Now if that is how God clothes the wild flowers growing in the field which are there today and thrown into the furnace tomorrow, will he not much more look after you, you who have so little faith?

So do not worry; do not say, "What are we to eat? What are we to drink? What are we to wear?"

It is the gentiles who set their hearts on all these things. Your heavenly Father knows you need them all.

Set your hearts on his kingdom first, and on God's saving justice, and all these other things will be given you as well.

So do not worry about tomorrow: tomorrow will take care of itself. Each day has enough trouble of its own.'

 

Alleluia, alleluia, alleluia

If you believe, you will see the glory of God,
thus says the Lord.

Alleluia, alleluia, alleluia

No one can serve two masters, that is to say, no one can serve both the Gospel and the things of this world. The heart cannot be divided. The Lord requires of his disciples an exclusive love, just as exclusive as his love for us. Our God is a jealous God and full of love. To be free of the slavery to material things means to entrust ourselves totally to Him and to put ourselves in His hands. It seems as though even Christians cannot keep from conforming to the dictatorship of materialism. Often the "worry [about] what you will eat or what you will drink, or about your body, what you will wear" insinuates itself into our lives and takes control of us. Often the difficulties of work - of being paid a decent, respectable wage - can change into anxiety for ourselves and for those near to us. The Lord is not inviting us to laziness. "Anyone unwilling to work should not eat," the apostle Paul writes. But we should remain free from all excessive anxiety, fully trusting that the Lord God knows our lives and wants good things for us. And "good" here absolutely does not correspond to the quantity of our possessions. The Lord is a true Father who takes care of his children and provides for their needs. The Gospels seems to be telling us: "You were born for the Lord. Your life is very important to him, more important even than it is to you. You are made for him and for your brothers and sisters." Yet we pay very little attention to this, and we do not worry about this fundamental truth, which is in fact the meaning of life. So, if many people remain unfed and unclothed, it is because others are not seeking the kingdom of God and His righteousness, but only their own advantage. The disciples’ true concern, Jesus says, must be the kingdom, that is to say, the communication of the Gospel, the building up of the community, and the service to the poor. The disciple who seeks after this heavenly "righteousness," that is the righteousness of the Kingdom, is upheld and protected by the Lord for the whole of her life.

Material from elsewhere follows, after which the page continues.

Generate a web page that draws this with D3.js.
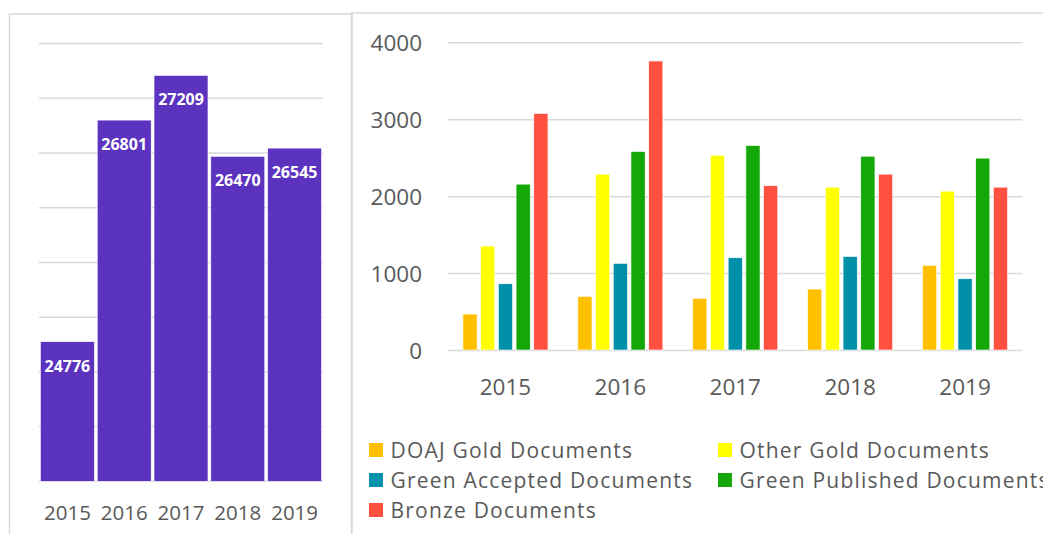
<!DOCTYPE html>
<html>
<head>
<meta charset="utf-8">
<script src="https://cdn.jsdelivr.net/npm/d3@7"></script>
<style>
  html, body { margin: 0; padding: 0; background: #ffffff; }
  svg { display: block; font-family: "Open Sans", "Noto Sans", sans-serif; }
</style>
</head>
<body>
<svg id="chart" width="1043" height="534"></svg>
<script>
// ---- Data ----
const years = ["2015", "2016", "2017", "2018", "2019"];
const totalDocuments = [24776, 26801, 27209, 26470, 26545];

const seriesNames = ["DOAJ Gold Documents", "Other Gold Documents", "Green Accepted Documents", "Green Published Documents", "Bronze Documents"];
const seriesColors = ["#FFC000", "#FFFF00", "#0090A8", "#13A807", "#FF5040"];
const doajGold = [467, 697, 671, 792, 1100];
const otherGold = [1351, 2286, 2532, 2117, 2065];
const greenAccepted = [861, 1126, 1199, 1216, 926];
const greenPublished = [2156, 2580, 2658, 2519, 2494];
const bronze = [3074, 3757, 2136, 2286, 2117];
const seriesValues = [doajGold, otherGold, greenAccepted, greenPublished, bronze];

const leftTicks = [23500, 24000, 24500, 25000, 25500, 26000, 26500, 27000, 27500];
const rightTicks = [0, 1000, 2000, 3000, 4000];

const svg = d3.select("#chart");
const gridColor = "#D9D9D9";
const textColor = "#595959";

// ---- Chart frames ----
svg.append("rect").attr("x", 9.5).attr("y", 14).attr("width", 342).attr("height", 560)
  .attr("fill", "none").attr("stroke", gridColor).attr("stroke-width", 1.5);
svg.append("rect").attr("x", 352).attr("y", 13).attr("width", 720).attr("height", 560)
  .attr("fill", "none").attr("stroke", gridColor).attr("stroke-width", 1.5);

// ---- Left chart ----
const lx = d3.scaleBand().domain(years).range([39, 323]).paddingInner(0.05).paddingOuter(0.025);
const ly = d3.scaleLinear().domain([23500, 27500]).range([481.3, 43.6]);

const lg = svg.append("g");
lg.selectAll("line.grid").data(leftTicks).join("line")
  .attr("x1", 39).attr("x2", 323)
  .attr("y1", d => ly(d)).attr("y2", d => ly(d))
  .attr("stroke", gridColor).attr("stroke-width", 1.5);

lg.selectAll("rect.bar").data(years).join("rect")
  .attr("x", d => lx(d))
  .attr("y", (d, i) => ly(totalDocuments[i]))
  .attr("width", lx.bandwidth())
  .attr("height", (d, i) => ly(23500) - ly(totalDocuments[i]))
  .attr("fill", "#5C33BE").attr("stroke", "#ffffff").attr("stroke-width", 0.6);

lg.selectAll("text.val").data(years).join("text")
  .attr("x", d => lx(d) + lx.bandwidth() / 2)
  .attr("y", (d, i) => ly(totalDocuments[i]) + 30)
  .attr("text-anchor", "middle").attr("fill", "#ffffff")
  .attr("font-weight", "bold").attr("font-size", 16)
  .text((d, i) => totalDocuments[i]);

const lxAxis = d3.axisBottom(lx).tickSize(0).tickPadding(0);
const lxg = svg.append("g").attr("transform", "translate(0,481.3)").call(lxAxis)
  .attr("font-family", null).attr("font-size", null);
lxg.select(".domain").remove();
lxg.selectAll("text").attr("dy", null).attr("y", 39).attr("fill", textColor)
  .attr("font-size", 20.5);

// ---- Right chart ----
const x0 = d3.scaleBand().domain(years).range([448, 1022.5]).paddingInner(0.26).paddingOuter(0.13);
const x1 = d3.scaleBand().domain(seriesNames).range([0, x0.bandwidth()]).paddingInner(0.2);
const ry = d3.scaleLinear().domain([0, 4000]).range([350, 42.3]);

const ryAxis = d3.axisLeft(ry).tickValues(rightTicks).tickSize(-(1022.5 - 448)).tickPadding(26).tickFormat(d3.format("d"));
const ryg = svg.append("g").attr("transform", "translate(448,0)").call(ryAxis)
  .attr("font-family", null).attr("font-size", null);
ryg.select(".domain").remove();
ryg.selectAll(".tick line").attr("stroke", gridColor).attr("stroke-width", 1.5);
ryg.selectAll(".tick text").attr("fill", textColor).attr("font-size", 22.5).attr("dy", "0.36em");

const groups = svg.append("g").selectAll("g").data(years).join("g")
  .attr("transform", d => `translate(${x0(d)},0)`);
groups.selectAll("rect").data((d, i) => seriesNames.map((s, k) => ({ s, k, v: seriesValues[k][i] }))).join("rect")
  .attr("x", d => x1(d.s))
  .attr("y", d => ry(d.v))
  .attr("width", x1.bandwidth())
  .attr("height", d => ry(0) - ry(d.v))
  .attr("fill", d => seriesColors[d.k]).attr("stroke", "#ffffff").attr("stroke-width", 0.6);

const rxAxis = d3.axisBottom(x0).tickSize(0).tickPadding(0);
const rxg = svg.append("g").attr("transform", "translate(0,350)").call(rxAxis)
  .attr("font-family", null).attr("font-size", null);
rxg.select(".domain").remove();
rxg.selectAll("text").attr("dy", null).attr("y", 44.5).attr("fill", textColor)
  .attr("font-size", 22.5);

// ---- Legend ----
const legendPos = [[369, 450], [718, 450], [369, 480], [718, 480], [369, 510]];
const legend = svg.append("g").selectAll("g").data(seriesNames).join("g")
  .attr("transform", (d, i) => `translate(${legendPos[i][0]},${legendPos[i][1]})`);
legend.append("rect").attr("x", 0).attr("y", -7).attr("width", 14).attr("height", 14)
  .attr("fill", (d, i) => seriesColors[i]);
legend.append("text").attr("x", 21.5).attr("y", 7.5).attr("fill", textColor)
  .attr("font-size", 21).attr("letter-spacing", 1.2).text(d => d);
</script>
</body>
</html>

Prayer is the heart of the life of the Community of Sant'Egidio and is its absolute priority. At the end of the day, every the Community of Sant'Egidio, large or small, gathers around the Lord to listen to his Word. The Word of God and the prayer are, in fact, the very basis of the whole life of the Community. The disciples cannot do other than remain at the feet of Jesus, as did Mary of Bethany, to receive his love and learn his ways (Phil. 2:5).
So every evening, when the Community returns to the feet of the Lord, it repeats the words of the anonymous disciple: " Lord, teach us how to pray". Jesus, Master of prayer, continues to answer: "When you pray, say: Abba, Father". It is not a simple exhortation, it is much more. With these words Jesus lets the disciples participate in his own relationship with the Father. Therefore in prayer, the fact of being children of the Father who is in heaven, comes before the words we may say. So praying is above all a way of being! That is to say we are children who turn with faith to the Father, certain that they will be heard.
Jesus teaches us to call God "Our Father". And not simply "Father" or "My Father". Disciples, even when they pray on their own, are never isolated nor they are orphans; they are always members of the Lord's family.
In praying together, beside the mystery of being children of God, there is also the mystery of brotherhood, as the Father of the Church said: "You cannot have God as father without having the church as mother". When praying together, the Holy Spirit assembles the disciples in the upper room together with Mary, the Lord's mother, so that they may direct their gaze towards the Lord's face and learn from Him the secret of his Heart.
 The Communities of Sant'Egidio all over the world gather in the various places of prayer and lay before the Lord the hopes and the sufferings of the tired, exhausted crowds of which the Gospel speaks ( Mat. 9: 3-7 ), In these ancient crowds we can see the huge masses of the modern cities, the millions of refugees who continue to flee their countries, the poor, relegated to the very fringe of life and all those who are waiting for someone to take care of them. Praying together includes the cry, the invocation, the aspiration, the desire for peace, the healing and salvation of the men and women of this world. Prayer is never in vain; it rises ceaselessly to the Lord so that anguish is turned into hope, tears into joy, despair into happiness, and solitude into communion. May the Kingdom of God come soon among people!